■ **WRITTEN TASK**:
The records are to be restated in their entirety, word for word.

***

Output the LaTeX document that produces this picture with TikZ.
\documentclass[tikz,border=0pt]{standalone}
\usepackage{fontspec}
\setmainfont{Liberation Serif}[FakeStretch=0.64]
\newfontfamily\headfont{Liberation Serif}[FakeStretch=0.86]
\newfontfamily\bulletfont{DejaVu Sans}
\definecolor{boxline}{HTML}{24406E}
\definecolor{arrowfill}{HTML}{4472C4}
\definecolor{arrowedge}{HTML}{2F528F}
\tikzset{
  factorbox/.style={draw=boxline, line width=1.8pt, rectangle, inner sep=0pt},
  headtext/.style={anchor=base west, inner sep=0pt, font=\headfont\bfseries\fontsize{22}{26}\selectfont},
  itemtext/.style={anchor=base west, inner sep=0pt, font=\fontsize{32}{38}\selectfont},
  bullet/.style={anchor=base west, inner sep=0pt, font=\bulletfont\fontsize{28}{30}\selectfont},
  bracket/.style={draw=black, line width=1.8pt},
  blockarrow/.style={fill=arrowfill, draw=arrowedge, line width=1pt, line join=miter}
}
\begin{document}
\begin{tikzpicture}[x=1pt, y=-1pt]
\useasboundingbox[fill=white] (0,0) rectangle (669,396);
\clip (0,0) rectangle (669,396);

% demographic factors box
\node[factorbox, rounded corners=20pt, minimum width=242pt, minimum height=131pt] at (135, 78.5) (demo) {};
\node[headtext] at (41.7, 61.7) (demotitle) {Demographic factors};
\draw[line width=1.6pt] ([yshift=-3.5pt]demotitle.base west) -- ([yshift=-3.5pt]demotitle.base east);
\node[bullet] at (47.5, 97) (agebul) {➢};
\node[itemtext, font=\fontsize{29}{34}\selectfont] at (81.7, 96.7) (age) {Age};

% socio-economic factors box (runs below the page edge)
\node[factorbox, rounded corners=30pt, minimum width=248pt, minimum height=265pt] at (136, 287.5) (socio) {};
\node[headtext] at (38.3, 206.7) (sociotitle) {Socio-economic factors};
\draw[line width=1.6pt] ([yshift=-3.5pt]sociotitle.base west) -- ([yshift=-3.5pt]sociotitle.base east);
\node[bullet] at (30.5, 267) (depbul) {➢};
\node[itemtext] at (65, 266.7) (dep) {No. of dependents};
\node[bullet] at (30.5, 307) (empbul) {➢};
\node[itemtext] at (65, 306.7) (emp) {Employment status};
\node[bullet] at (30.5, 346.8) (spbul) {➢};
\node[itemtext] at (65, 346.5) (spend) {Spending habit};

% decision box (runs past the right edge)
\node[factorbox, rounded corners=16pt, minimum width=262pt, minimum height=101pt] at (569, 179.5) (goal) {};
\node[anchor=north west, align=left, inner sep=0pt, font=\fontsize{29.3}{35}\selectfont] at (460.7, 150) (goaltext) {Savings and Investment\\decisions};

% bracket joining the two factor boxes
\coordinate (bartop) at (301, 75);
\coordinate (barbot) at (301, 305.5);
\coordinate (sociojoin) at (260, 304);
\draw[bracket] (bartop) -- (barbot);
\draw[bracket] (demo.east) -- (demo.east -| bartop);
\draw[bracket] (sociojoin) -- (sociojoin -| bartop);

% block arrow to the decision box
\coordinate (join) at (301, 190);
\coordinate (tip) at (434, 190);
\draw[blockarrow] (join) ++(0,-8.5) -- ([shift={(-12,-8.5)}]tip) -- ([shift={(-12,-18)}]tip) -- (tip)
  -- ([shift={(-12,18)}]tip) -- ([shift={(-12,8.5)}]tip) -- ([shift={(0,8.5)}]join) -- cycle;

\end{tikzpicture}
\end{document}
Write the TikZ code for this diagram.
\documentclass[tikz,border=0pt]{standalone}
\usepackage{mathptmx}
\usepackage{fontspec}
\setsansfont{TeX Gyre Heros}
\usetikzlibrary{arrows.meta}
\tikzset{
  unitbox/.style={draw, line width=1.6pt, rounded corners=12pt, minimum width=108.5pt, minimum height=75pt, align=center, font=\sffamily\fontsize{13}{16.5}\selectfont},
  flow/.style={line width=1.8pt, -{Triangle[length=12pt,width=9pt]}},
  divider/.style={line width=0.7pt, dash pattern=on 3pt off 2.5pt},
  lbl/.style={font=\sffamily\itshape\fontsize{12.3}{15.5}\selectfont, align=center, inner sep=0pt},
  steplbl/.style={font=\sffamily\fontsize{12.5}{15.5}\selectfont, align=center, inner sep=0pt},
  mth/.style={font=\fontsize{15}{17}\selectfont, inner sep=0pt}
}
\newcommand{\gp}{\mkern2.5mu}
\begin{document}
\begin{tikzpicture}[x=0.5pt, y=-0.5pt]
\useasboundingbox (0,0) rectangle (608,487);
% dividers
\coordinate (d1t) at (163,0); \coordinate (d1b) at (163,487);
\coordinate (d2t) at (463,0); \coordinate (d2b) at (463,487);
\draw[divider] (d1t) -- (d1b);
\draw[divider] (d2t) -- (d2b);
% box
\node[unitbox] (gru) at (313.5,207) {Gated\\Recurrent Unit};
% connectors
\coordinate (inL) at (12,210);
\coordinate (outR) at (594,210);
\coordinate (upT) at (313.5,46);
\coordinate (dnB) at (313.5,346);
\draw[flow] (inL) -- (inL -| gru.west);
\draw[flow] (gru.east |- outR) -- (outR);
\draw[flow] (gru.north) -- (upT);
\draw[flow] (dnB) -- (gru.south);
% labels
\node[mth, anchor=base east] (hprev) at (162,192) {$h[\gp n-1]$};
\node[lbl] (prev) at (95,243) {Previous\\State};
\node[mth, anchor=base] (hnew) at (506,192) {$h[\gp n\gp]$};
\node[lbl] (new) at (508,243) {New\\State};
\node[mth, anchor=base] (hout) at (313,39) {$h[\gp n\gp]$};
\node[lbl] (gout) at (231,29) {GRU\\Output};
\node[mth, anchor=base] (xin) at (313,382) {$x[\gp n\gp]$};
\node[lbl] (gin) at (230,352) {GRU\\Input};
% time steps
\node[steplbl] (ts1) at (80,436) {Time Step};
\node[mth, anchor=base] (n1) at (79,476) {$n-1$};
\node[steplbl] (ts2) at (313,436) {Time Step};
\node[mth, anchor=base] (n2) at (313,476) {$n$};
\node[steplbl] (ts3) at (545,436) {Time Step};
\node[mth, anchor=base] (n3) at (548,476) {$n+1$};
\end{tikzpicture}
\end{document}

***

■ **SOLVED EXERCISE**:
Output the LaTeX document that produces this picture with TikZ.
\documentclass[tikz,border=0pt]{standalone}
\usepackage{fontspec}
\setmainfont{Liberation Serif}[FakeStretch=0.64]
\newfontfamily\headfont{Liberation Serif}[FakeStretch=0.86]
\newfontfamily\bulletfont{DejaVu Sans}
\definecolor{boxline}{HTML}{24406E}
\definecolor{arrowfill}{HTML}{4472C4}
\definecolor{arrowedge}{HTML}{2F528F}
\tikzset{
  factorbox/.style={draw=boxline, line width=1.8pt, rectangle, inner sep=0pt},
  headtext/.style={anchor=base west, inner sep=0pt, font=\headfont\bfseries\fontsize{22}{26}\selectfont},
  itemtext/.style={anchor=base west, inner sep=0pt, font=\fontsize{32}{38}\selectfont},
  bullet/.style={anchor=base west, inner sep=0pt, font=\bulletfont\fontsize{28}{30}\selectfont},
  bracket/.style={draw=black, line width=1.8pt},
  blockarrow/.style={fill=arrowfill, draw=arrowedge, line width=1pt, line join=miter}
}
\begin{document}
\begin{tikzpicture}[x=1pt, y=-1pt]
\useasboundingbox[fill=white] (0,0) rectangle (669,396);
\clip (0,0) rectangle (669,396);

% demographic factors box
\node[factorbox, rounded corners=20pt, minimum width=242pt, minimum height=131pt] at (135, 78.5) (demo) {};
\node[headtext] at (41.7, 61.7) (demotitle) {Demographic factors};
\draw[line width=1.6pt] ([yshift=-3.5pt]demotitle.base west) -- ([yshift=-3.5pt]demotitle.base east);
\node[bullet] at (47.5, 97) (agebul) {➢};
\node[itemtext, font=\fontsize{29}{34}\selectfont] at (81.7, 96.7) (age) {Age};

% socio-economic factors box (runs below the page edge)
\node[factorbox, rounded corners=30pt, minimum width=248pt, minimum height=265pt] at (136, 287.5) (socio) {};
\node[headtext] at (38.3, 206.7) (sociotitle) {Socio-economic factors};
\draw[line width=1.6pt] ([yshift=-3.5pt]sociotitle.base west) -- ([yshift=-3.5pt]sociotitle.base east);
\node[bullet] at (30.5, 267) (depbul) {➢};
\node[itemtext] at (65, 266.7) (dep) {No. of dependents};
\node[bullet] at (30.5, 307) (empbul) {➢};
\node[itemtext] at (65, 306.7) (emp) {Employment status};
\node[bullet] at (30.5, 346.8) (spbul) {➢};
\node[itemtext] at (65, 346.5) (spend) {Spending habit};

% decision box (runs past the right edge)
\node[factorbox, rounded corners=16pt, minimum width=262pt, minimum height=101pt] at (569, 179.5) (goal) {};
\node[anchor=north west, align=left, inner sep=0pt, font=\fontsize{29.3}{35}\selectfont] at (460.7, 150) (goaltext) {Savings and Investment\\decisions};

% bracket joining the two factor boxes
\coordinate (bartop) at (301, 75);
\coordinate (barbot) at (301, 305.5);
\coordinate (sociojoin) at (260, 304);
\draw[bracket] (bartop) -- (barbot);
\draw[bracket] (demo.east) -- (demo.east -| bartop);
\draw[bracket] (sociojoin) -- (sociojoin -| bartop);

% block arrow to the decision box
\coordinate (join) at (301, 190);
\coordinate (tip) at (434, 190);
\draw[blockarrow] (join) ++(0,-8.5) -- ([shift={(-12,-8.5)}]tip) -- ([shift={(-12,-18)}]tip) -- (tip)
  -- ([shift={(-12,18)}]tip) -- ([shift={(-12,8.5)}]tip) -- ([shift={(0,8.5)}]join) -- cycle;

\end{tikzpicture}
\end{document}
Write the TikZ code for this diagram.
\documentclass[tikz,border=0pt]{standalone}
\usepackage{mathptmx}
\usepackage{fontspec}
\setsansfont{TeX Gyre Heros}
\usetikzlibrary{arrows.meta}
\tikzset{
  unitbox/.style={draw, line width=1.6pt, rounded corners=12pt, minimum width=108.5pt, minimum height=75pt, align=center, font=\sffamily\fontsize{13}{16.5}\selectfont},
  flow/.style={line width=1.8pt, -{Triangle[length=12pt,width=9pt]}},
  divider/.style={line width=0.7pt, dash pattern=on 3pt off 2.5pt},
  lbl/.style={font=\sffamily\itshape\fontsize{12.3}{15.5}\selectfont, align=center, inner sep=0pt},
  steplbl/.style={font=\sffamily\fontsize{12.5}{15.5}\selectfont, align=center, inner sep=0pt},
  mth/.style={font=\fontsize{15}{17}\selectfont, inner sep=0pt}
}
\newcommand{\gp}{\mkern2.5mu}
\begin{document}
\begin{tikzpicture}[x=0.5pt, y=-0.5pt]
\useasboundingbox (0,0) rectangle (608,487);
% dividers
\coordinate (d1t) at (163,0); \coordinate (d1b) at (163,487);
\coordinate (d2t) at (463,0); \coordinate (d2b) at (463,487);
\draw[divider] (d1t) -- (d1b);
\draw[divider] (d2t) -- (d2b);
% box
\node[unitbox] (gru) at (313.5,207) {Gated\\Recurrent Unit};
% connectors
\coordinate (inL) at (12,210);
\coordinate (outR) at (594,210);
\coordinate (upT) at (313.5,46);
\coordinate (dnB) at (313.5,346);
\draw[flow] (inL) -- (inL -| gru.west);
\draw[flow] (gru.east |- outR) -- (outR);
\draw[flow] (gru.north) -- (upT);
\draw[flow] (dnB) -- (gru.south);
% labels
\node[mth, anchor=base east] (hprev) at (162,192) {$h[\gp n-1]$};
\node[lbl] (prev) at (95,243) {Previous\\State};
\node[mth, anchor=base] (hnew) at (506,192) {$h[\gp n\gp]$};
\node[lbl] (new) at (508,243) {New\\State};
\node[mth, anchor=base] (hout) at (313,39) {$h[\gp n\gp]$};
\node[lbl] (gout) at (231,29) {GRU\\Output};
\node[mth, anchor=base] (xin) at (313,382) {$x[\gp n\gp]$};
\node[lbl] (gin) at (230,352) {GRU\\Input};
% time steps
\node[steplbl] (ts1) at (80,436) {Time Step};
\node[mth, anchor=base] (n1) at (79,476) {$n-1$};
\node[steplbl] (ts2) at (313,436) {Time Step};
\node[mth, anchor=base] (n2) at (313,476) {$n$};
\node[steplbl] (ts3) at (545,436) {Time Step};
\node[mth, anchor=base] (n3) at (548,476) {$n+1$};
\end{tikzpicture}
\end{document}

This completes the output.